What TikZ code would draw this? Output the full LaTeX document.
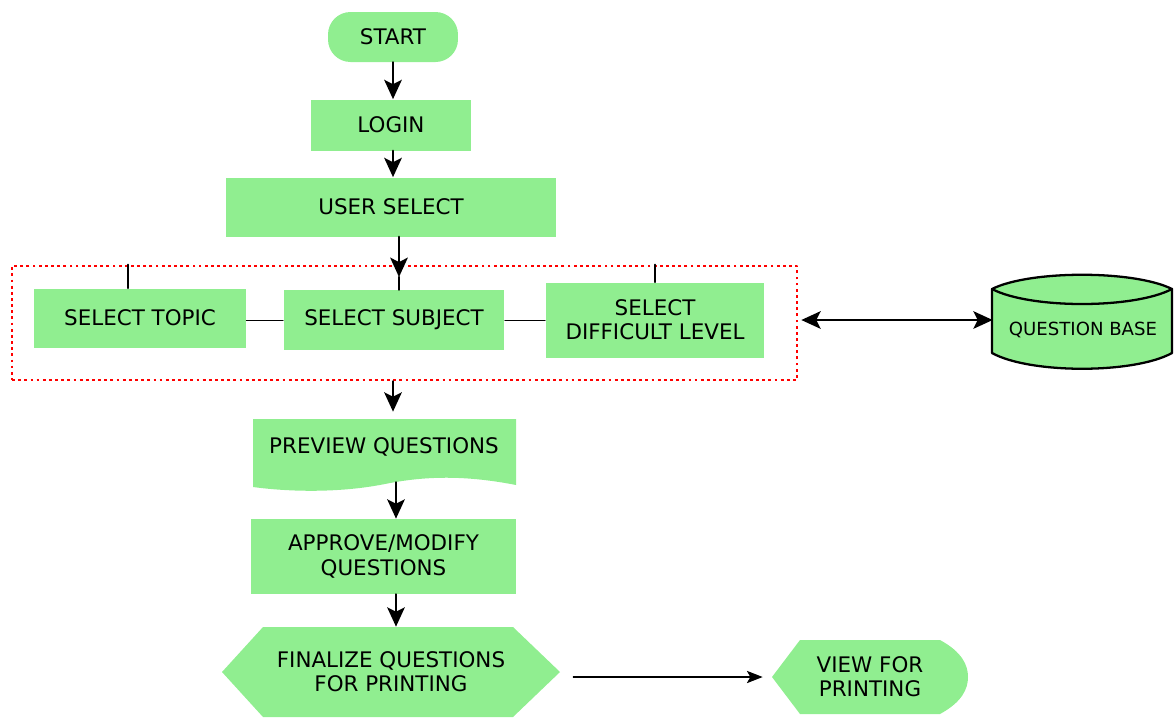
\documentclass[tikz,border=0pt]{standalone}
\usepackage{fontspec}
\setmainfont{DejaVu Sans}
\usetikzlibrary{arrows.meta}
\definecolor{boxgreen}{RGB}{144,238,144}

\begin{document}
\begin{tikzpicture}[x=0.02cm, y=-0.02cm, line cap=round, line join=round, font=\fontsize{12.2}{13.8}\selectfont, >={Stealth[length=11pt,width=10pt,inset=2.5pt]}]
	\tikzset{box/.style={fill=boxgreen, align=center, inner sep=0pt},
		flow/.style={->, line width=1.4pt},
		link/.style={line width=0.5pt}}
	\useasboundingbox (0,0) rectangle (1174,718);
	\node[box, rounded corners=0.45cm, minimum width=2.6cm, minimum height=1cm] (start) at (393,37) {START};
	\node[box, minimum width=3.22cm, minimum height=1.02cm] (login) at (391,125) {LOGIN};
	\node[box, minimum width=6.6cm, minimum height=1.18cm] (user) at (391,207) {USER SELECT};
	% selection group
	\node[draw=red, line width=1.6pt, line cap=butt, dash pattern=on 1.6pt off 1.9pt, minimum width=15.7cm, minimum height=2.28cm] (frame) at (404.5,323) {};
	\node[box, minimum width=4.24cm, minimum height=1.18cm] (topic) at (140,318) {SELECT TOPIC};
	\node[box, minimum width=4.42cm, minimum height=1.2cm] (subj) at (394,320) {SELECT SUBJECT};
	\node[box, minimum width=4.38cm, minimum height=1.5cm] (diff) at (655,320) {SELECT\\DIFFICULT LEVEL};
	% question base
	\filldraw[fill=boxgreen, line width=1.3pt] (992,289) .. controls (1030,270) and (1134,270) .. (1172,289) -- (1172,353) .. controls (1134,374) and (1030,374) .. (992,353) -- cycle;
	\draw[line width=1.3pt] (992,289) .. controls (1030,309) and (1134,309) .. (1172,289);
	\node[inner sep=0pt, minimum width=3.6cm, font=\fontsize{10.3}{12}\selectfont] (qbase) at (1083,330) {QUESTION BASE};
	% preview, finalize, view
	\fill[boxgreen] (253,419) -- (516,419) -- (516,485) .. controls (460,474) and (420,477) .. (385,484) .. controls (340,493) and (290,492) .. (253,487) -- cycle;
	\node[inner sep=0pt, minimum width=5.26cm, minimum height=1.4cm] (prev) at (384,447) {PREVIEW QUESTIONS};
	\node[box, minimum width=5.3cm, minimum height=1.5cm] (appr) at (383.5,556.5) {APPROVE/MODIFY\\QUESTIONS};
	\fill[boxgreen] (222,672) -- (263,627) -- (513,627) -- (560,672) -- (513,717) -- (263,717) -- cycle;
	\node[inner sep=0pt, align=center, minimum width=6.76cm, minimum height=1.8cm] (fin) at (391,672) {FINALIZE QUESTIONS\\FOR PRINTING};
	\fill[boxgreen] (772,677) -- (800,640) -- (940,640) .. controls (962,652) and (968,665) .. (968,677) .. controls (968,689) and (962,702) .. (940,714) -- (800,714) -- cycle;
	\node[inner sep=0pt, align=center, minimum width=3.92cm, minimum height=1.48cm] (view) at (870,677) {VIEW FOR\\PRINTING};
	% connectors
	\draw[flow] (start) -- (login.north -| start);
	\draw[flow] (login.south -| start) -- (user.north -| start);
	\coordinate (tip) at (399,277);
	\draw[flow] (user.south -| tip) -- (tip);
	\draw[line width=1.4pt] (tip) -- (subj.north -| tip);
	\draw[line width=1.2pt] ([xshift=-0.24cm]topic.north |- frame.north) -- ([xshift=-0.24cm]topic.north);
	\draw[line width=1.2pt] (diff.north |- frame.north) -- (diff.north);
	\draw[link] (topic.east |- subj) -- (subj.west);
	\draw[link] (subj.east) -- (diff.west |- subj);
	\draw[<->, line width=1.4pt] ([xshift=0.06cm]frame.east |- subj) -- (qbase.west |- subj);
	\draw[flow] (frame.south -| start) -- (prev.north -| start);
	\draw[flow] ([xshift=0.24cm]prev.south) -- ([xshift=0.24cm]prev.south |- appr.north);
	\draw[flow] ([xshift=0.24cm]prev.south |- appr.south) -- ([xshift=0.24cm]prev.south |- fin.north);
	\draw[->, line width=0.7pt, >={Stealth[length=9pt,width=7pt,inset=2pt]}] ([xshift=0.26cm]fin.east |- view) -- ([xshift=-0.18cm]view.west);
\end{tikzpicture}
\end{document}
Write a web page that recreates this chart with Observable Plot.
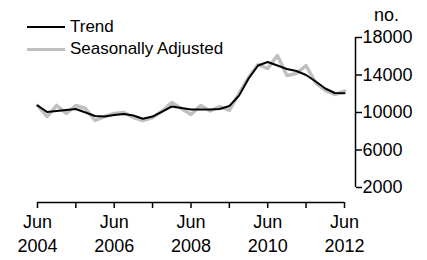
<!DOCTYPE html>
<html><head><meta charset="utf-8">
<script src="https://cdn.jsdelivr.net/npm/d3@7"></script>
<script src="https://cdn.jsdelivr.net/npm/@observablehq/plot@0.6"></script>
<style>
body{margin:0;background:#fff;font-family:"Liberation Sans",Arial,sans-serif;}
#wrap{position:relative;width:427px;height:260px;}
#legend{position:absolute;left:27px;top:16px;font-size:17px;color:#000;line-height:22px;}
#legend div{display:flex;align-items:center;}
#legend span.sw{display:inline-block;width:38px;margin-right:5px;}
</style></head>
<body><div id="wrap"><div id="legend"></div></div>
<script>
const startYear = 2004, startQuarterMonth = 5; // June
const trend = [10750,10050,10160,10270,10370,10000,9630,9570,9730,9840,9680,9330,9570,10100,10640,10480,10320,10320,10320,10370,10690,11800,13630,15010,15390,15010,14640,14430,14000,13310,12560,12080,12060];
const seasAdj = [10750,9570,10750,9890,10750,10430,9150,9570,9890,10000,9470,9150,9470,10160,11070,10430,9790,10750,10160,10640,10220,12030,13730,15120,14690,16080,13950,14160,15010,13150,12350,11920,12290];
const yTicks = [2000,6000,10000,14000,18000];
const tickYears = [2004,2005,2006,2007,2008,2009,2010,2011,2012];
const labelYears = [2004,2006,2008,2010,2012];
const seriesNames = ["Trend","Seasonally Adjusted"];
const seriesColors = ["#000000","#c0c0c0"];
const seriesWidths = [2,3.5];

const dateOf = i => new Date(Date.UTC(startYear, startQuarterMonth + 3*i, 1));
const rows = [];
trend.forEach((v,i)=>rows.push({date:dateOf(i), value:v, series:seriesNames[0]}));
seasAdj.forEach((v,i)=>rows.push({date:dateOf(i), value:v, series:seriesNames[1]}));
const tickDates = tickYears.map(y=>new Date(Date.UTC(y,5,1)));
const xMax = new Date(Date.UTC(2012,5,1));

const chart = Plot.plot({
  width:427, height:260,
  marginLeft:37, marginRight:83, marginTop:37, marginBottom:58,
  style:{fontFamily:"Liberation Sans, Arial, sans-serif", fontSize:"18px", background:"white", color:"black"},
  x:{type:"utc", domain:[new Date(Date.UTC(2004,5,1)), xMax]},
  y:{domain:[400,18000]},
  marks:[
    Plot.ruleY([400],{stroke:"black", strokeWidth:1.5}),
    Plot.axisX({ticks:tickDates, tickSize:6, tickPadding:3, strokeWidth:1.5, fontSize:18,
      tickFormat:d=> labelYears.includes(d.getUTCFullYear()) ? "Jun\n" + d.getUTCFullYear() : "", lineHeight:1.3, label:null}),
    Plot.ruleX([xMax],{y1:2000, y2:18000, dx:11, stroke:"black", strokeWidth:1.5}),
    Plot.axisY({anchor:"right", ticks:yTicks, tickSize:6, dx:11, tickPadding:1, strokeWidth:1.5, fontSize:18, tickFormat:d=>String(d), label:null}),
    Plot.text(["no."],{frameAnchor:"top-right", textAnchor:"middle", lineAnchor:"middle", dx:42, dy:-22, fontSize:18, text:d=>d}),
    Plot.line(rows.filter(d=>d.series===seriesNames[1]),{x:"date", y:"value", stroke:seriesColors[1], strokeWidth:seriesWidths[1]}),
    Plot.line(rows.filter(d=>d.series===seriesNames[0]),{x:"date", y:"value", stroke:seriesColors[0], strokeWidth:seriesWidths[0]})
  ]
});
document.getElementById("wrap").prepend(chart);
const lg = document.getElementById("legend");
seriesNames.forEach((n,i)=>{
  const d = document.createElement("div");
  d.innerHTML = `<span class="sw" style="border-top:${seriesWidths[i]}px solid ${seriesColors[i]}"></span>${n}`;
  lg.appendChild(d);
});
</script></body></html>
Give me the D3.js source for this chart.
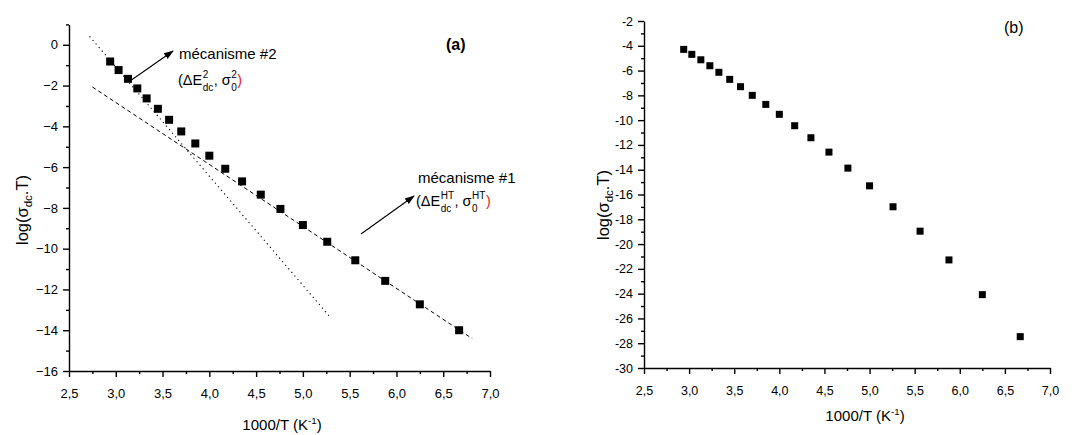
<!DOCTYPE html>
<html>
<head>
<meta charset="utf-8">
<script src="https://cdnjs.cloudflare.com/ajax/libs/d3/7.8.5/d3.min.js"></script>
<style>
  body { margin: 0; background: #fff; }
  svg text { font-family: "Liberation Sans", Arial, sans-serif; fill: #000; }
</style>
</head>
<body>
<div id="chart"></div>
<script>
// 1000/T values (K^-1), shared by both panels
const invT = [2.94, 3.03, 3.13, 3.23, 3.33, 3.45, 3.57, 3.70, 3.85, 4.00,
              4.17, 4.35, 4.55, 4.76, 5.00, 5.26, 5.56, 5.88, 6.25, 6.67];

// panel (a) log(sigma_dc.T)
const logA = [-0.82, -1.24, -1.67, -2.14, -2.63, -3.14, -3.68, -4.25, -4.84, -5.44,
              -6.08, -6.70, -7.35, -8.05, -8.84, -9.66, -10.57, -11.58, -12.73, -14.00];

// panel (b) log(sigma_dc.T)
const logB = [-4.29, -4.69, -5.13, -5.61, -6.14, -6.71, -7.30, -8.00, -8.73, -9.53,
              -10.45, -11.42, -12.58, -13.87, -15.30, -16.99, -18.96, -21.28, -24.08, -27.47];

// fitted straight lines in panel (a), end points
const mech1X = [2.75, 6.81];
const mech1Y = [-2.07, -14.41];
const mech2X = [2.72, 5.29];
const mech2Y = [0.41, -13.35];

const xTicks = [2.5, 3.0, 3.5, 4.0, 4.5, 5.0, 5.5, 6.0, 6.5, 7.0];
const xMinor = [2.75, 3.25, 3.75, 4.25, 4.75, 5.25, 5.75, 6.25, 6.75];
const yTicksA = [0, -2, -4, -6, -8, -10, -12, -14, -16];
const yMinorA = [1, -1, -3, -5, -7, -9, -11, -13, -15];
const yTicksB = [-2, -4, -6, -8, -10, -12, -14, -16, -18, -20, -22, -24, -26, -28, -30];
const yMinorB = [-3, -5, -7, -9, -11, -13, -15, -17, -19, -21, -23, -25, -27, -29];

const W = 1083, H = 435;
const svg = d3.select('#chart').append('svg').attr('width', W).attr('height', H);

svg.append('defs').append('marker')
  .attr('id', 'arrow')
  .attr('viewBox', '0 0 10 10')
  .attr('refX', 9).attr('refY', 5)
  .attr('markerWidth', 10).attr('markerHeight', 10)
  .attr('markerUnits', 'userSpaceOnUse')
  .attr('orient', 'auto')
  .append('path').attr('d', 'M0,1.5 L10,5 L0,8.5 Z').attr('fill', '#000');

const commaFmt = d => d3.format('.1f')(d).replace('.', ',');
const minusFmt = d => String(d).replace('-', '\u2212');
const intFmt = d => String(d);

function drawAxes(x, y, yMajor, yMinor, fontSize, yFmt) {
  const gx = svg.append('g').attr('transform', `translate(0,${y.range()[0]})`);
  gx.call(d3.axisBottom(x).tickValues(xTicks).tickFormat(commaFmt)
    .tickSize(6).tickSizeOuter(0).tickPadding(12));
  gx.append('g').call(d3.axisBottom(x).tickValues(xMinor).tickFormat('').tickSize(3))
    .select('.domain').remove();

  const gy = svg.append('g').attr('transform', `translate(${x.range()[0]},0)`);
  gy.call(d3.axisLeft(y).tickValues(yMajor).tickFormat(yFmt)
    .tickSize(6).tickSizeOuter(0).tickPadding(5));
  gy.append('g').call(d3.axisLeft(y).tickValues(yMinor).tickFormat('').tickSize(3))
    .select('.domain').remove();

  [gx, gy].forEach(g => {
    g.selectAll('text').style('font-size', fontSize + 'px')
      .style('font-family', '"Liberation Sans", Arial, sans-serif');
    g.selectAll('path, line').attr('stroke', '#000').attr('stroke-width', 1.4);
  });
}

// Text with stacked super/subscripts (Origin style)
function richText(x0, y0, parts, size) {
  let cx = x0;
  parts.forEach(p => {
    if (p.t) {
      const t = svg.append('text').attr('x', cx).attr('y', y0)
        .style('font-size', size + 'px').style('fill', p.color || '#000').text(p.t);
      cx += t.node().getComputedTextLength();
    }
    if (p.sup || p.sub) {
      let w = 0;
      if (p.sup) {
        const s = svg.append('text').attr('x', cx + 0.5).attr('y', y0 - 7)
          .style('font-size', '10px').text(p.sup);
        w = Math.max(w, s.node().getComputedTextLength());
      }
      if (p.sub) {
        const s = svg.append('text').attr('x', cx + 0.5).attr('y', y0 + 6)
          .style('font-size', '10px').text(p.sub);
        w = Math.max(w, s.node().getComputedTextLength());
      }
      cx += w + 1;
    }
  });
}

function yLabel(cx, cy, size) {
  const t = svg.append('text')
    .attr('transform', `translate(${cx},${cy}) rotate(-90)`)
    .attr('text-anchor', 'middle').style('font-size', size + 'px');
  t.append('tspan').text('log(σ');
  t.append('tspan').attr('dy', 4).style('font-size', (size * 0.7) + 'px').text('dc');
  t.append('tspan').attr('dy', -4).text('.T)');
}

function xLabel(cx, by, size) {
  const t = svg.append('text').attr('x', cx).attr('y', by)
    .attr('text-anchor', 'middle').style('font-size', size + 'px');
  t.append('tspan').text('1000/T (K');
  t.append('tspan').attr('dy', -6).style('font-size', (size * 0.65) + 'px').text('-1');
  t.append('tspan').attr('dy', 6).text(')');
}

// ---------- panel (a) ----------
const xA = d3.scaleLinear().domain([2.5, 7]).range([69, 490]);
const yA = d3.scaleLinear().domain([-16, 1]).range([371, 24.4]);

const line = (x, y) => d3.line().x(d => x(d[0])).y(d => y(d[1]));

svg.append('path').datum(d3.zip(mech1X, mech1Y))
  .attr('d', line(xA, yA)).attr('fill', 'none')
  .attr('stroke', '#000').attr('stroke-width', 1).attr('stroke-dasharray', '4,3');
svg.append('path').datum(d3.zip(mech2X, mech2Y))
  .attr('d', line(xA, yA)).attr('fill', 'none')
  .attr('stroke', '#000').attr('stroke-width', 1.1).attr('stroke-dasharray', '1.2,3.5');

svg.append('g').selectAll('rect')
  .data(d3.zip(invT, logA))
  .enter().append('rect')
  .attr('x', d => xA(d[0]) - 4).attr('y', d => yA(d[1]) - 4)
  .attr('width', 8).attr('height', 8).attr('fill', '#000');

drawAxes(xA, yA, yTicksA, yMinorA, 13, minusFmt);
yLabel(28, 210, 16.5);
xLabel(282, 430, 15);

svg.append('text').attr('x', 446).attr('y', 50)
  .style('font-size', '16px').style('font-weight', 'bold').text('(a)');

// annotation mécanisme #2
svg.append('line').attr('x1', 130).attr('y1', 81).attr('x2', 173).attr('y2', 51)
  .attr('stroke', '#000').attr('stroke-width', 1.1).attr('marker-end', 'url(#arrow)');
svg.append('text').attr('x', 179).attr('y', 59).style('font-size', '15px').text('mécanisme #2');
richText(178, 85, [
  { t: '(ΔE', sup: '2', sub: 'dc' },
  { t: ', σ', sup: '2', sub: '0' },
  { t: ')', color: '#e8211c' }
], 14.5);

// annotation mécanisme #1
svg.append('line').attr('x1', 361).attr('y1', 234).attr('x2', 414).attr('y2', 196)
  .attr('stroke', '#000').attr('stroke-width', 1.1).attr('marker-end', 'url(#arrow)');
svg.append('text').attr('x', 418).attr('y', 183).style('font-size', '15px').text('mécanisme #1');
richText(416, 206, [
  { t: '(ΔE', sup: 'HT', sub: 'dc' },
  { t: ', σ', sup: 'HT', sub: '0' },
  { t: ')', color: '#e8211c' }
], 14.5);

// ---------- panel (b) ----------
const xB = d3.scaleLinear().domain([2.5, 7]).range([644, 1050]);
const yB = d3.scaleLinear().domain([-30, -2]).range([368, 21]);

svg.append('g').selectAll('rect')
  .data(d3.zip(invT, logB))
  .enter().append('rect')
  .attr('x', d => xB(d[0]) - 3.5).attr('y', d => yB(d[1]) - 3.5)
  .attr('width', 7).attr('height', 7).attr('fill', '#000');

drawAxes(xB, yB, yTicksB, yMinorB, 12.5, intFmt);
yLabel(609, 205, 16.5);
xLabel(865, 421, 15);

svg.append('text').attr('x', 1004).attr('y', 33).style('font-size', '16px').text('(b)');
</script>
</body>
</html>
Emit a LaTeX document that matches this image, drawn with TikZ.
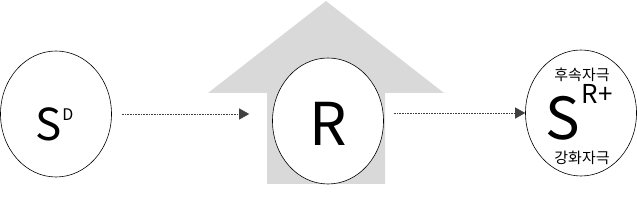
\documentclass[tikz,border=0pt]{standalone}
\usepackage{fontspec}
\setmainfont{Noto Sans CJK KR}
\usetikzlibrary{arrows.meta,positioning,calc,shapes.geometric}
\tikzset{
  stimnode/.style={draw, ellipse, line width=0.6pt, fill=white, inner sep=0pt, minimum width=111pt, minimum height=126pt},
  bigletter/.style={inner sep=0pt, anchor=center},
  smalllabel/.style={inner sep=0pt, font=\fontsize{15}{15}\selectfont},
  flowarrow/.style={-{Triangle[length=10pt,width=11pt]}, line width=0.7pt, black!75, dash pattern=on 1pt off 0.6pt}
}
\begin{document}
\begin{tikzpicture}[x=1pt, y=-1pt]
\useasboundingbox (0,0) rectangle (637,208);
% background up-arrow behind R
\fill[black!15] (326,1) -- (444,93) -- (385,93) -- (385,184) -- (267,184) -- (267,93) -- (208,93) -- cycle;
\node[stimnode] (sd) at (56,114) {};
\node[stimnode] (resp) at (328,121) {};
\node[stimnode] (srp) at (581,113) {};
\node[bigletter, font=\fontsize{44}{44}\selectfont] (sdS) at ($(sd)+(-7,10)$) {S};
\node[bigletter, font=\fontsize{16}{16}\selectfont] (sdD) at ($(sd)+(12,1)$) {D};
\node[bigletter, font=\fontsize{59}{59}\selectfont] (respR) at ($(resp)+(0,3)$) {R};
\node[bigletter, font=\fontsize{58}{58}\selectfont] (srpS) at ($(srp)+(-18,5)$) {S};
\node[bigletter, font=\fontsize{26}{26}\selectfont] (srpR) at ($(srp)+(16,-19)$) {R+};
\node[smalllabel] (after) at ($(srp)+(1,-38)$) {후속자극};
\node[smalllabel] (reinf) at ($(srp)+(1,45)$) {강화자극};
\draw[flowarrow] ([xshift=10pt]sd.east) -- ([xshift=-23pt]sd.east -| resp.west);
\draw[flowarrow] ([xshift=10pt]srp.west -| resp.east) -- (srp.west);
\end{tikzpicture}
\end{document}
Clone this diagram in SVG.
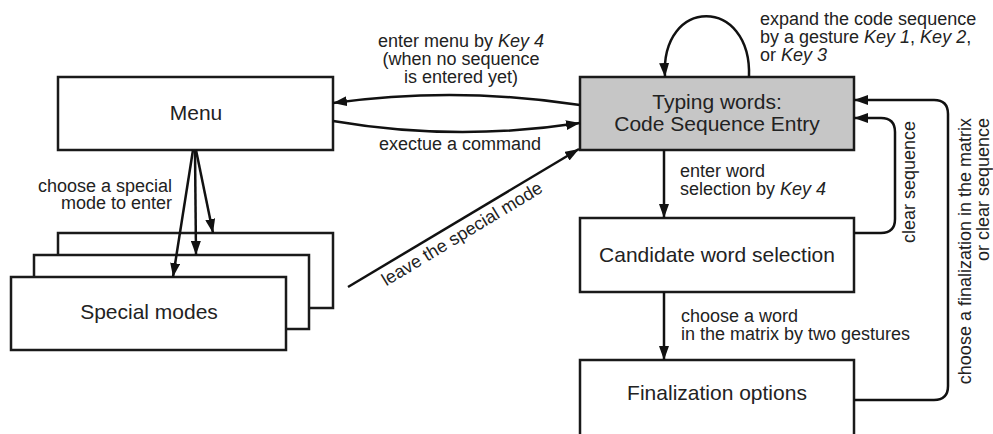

^^^^^^^^^^^^^^^^

Problem →
Pick out every line holding the string "chart" and return it.

Response to the task →
Write a web page that recreates this chart with Observable Plot.
const chart = Plot.plot({
document.getElementById("wrap").prepend(chart);
Give me the D3.js source for this chart.
<div id="chart"></div>
const svg = d3.select('#chart').append('svg').attr('width', W).attr('height', H);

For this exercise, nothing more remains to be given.